Kids would be better off learning how to build a fire, grow vegetables, and tend livestock. There may come a day when those skills are necessary for survival. :/
If they ever go on Survivor, the million dollars can come down to whether or not you know how to build a fire. There was one season where the contestants couldn't even manage it when given matches.

The odds of them a) needing to use a pay phone, b) finding a pay phone, and c) having quarters to put into the pay phone happening at the same time are just so tiny.
Which is really strange, since it's something I expect to have happen the next time I take a taxi to the local mall. If I decide to get the taxi to pick me up somewhere other than at Walmart, I'll need to go to the pay phone, put in two quarters (local pay phones cost 50 cents here), punch in the number, and tell the dispatcher where to pick me up.

There's something to be said for keeping one foot in the past so one isn't blindsided and helpless the next time there's a power outage.
 
I love these kids. I love seeing how they react to older technology. What I like most, though, is that they appreciate how much easier things have become, and that it's not a bad thing to remember where we came from. It does make me feel a little old, as these kids were born when I was graduating high school, but I feel good about the future generation.
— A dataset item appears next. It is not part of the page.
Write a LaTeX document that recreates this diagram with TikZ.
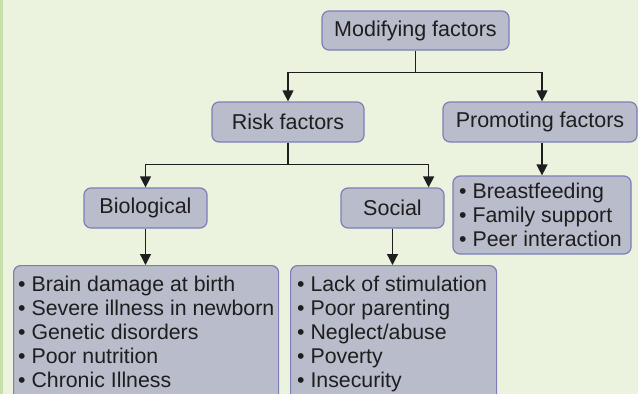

As for myself, I'm just glad I don't have to deal with FOSSIL drivers anymore.
 
I'm almost 30 and I remember using a rotary dial phone, I think you have to wait for the wheel to return to its default position before rotating the next number in. I haven't seen one since around 1991. But I wouldn't necessarily know how to use a payphone right away, but those, as far as I remember, had instructions on them, so I'm sure anyone could figure it out. It's been about 20 years since I've used a payphone, I've had a cellphone for about 15 years now and I'm probably just as accustomed to it as teenagers are, if not more. Honestly, as nostalgic as one could certainly get about the past, I wouldn't want to be stuck in the 90's. The basic access to information was very limited. I love always having the entire human knowledge at my fingertips all the time. In the 90's if I wanted to know what the tallest mountain in some X place was, I'd have to go to the library, reference some encyclopedias, basically dedicate a good portion of the day to it, lol. Although it wouldn't be fair to include all the 90's here, by 1998-99 the internet began to take the current shape, pretty much.